First, there's new code in Android that's related to this new "tetheroffload.control" and I also found a few APIs in the Android HIDL related to it with explanations of the different control types. Based on some of the wording there (I'm no developer but I can decipher the general idea of code), and the location of the Android toggle in the Networking section after the mobile data options, it looks like the obvious explanation is the correct one. On supported devices and supported connections, Android will use hardware (instead of software) for tethering your data connection to other devices, and will ask the hardware to manage it.

I'm not sure if it's directly related, but there's a patent by an Intel employee about hardware-offloaded tethering to a communication processor (think of it as the radio part of your SoC), which frees the other resources that would have normally been responsible of tethering such as the application processor (this is the part of the SoC that handles the operating system). That could serve to "conserve power/processing resources, maintain better security."

If the same idea (and same patent?) is applied here, it could mean that when you turn on tethering on your Android 8.1 device, you won't burn through the battery like wildfire and your processor will have all its resources left to manage the activities you ask of it.

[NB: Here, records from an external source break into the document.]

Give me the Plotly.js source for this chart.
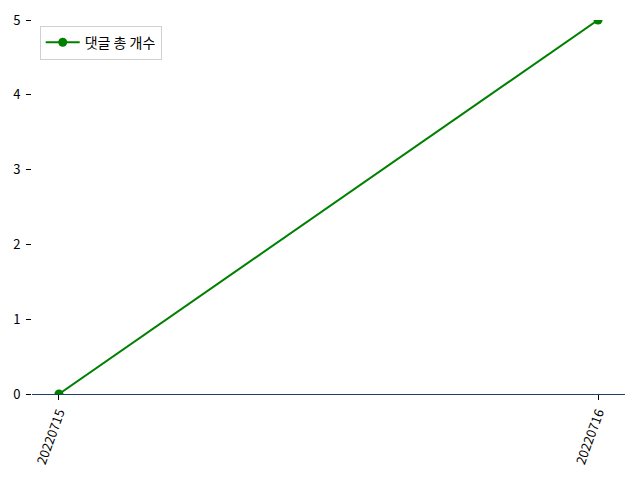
<!DOCTYPE html>
<html>
<head>
<meta charset="utf-8">
<script src="https://cdn.plot.ly/plotly-3.0.1.min.js"></script>
<style>body{margin:0;padding:0;background:#fff;}</style>
</head>
<body>
<div id="chart" style="width:640px;height:480px;"></div>
<script>
const dates = ["20220715", "20220716"];
const commentCounts = [0, 5];
const seriesName = "댓글 총 개수";

const trace = {
  x: [0, 1],
  y: commentCounts,
  type: "scatter",
  mode: "lines+markers",
  name: seriesName,
  line: {color: "green", width: 2},
  marker: {color: "green", size: 9},
  cliponaxis: true
};

const layout = {
  width: 640,
  height: 480,
  margin: {l: 32, r: 15, t: 20, b: 86},
  paper_bgcolor: "#fff",
  plot_bgcolor: "#fff",
  font: {family: "'Noto Sans CJK KR', 'Noto Sans', sans-serif", size: 13, color: "#000"},
  showlegend: true,
  legend: {
    x: 0.013, y: 0.985, xanchor: "left", yanchor: "top",
    bgcolor: "rgba(255,255,255,0.8)",
    bordercolor: "#d0d0d0", borderwidth: 1,
    itemwidth: 34,
    font: {size: 14}
  },
  xaxis: {
    range: [-0.05, 1.05],
    tickvals: [0, 1],
    ticktext: dates,
    tickangle: -70,
    showgrid: false,
    zeroline: false,
    showline: true,
    linecolor: "#1f3f66",
    linewidth: 1,
    ticks: "outside",
    ticklen: 5,
    tickcolor: "#000",
    tickfont: {size: 13}
  },
  yaxis: {
    range: [0, 5],
    tickvals: [0, 1, 2, 3, 4, 5],
    showgrid: false,
    zeroline: false,
    showline: false,
    ticks: "outside",
    ticklen: 5,
    tickcolor: "#000",
    ticklabelstandoff: 3,
    tickfont: {size: 13}
  }
};

Plotly.newPlot("chart", [trace], layout, {displayModeBar: false});
</script>
</body>
</html>
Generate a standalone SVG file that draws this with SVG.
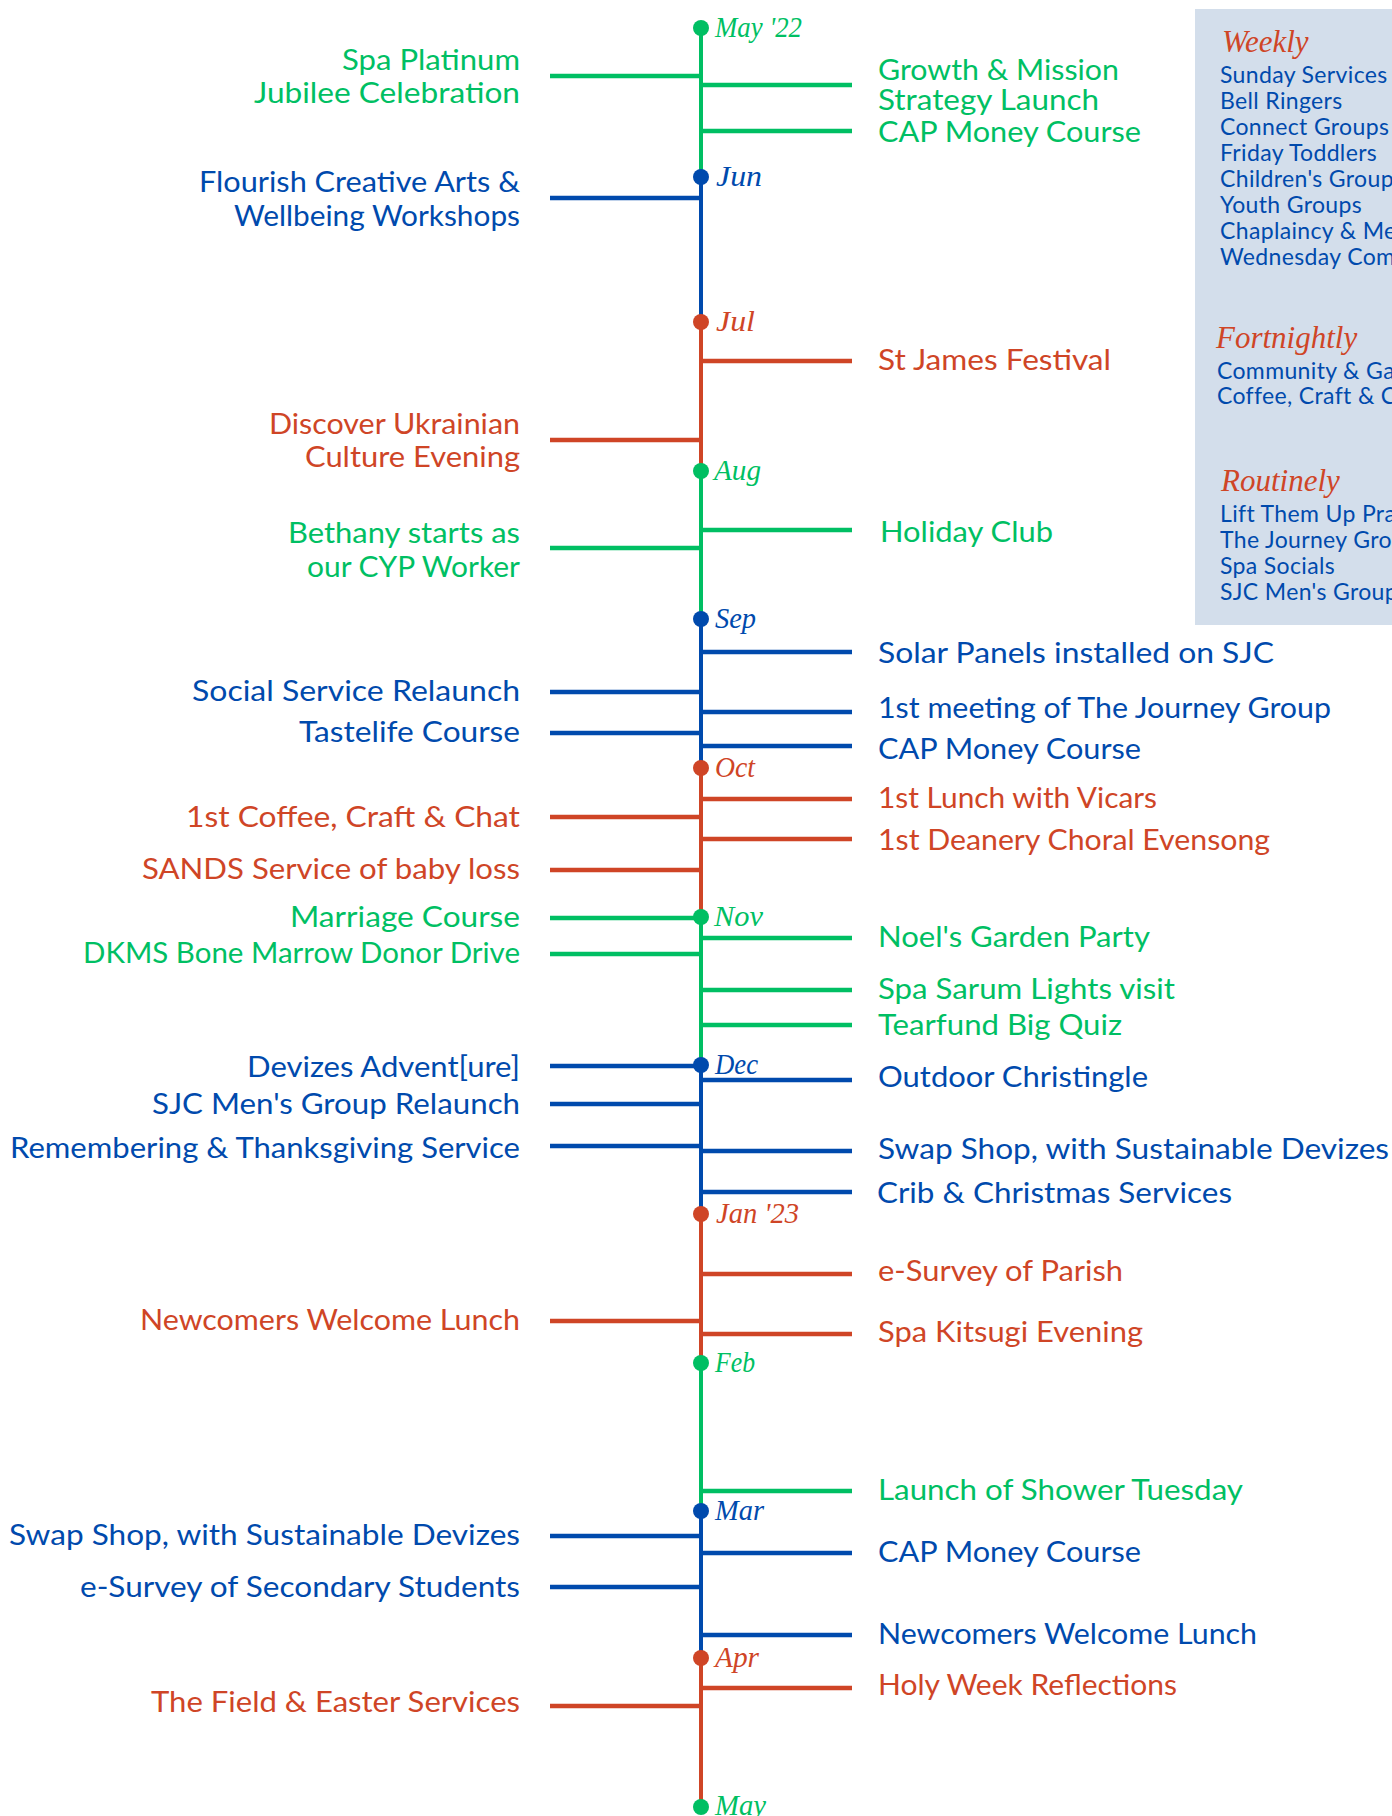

However, it's not clear which requirements are needed for this to happen. The toggle is on by default, so even if you don't trigger Developer options on your phone, tethering hardware acceleration should be enabled. Technically, you'll probably need an SoC that supports this (I've looked but can't find whether Qualcomm's latest do). You may also need a data connection that supports it as well; I say this because there's mention of the "device [moving] to a RAT on which hardware acceleration is not supported" in the HIDL. Maybe that means the phone is now on WiFi and thus tethering is off, which means that hardware-offloaded tethering is also off, but maybe it also means that the phone is now on a different data connection (say it moved from 3G to LTE or to Edge for example) that doesn't support hardware-accelerated tethering.

We've reached out to Google to get an explanation and hopefully some clarification on what this toggle does, how it works, and what its benefits are, but in the meantime I wouldn't worry too much about it. If it's what we think it is, then it's a nice improvement, and if not, then there's no apparent harm in it being on. Offloading anything to the hardware instead of requiring some CPU-intensive software processes to handle it always seems like a good idea.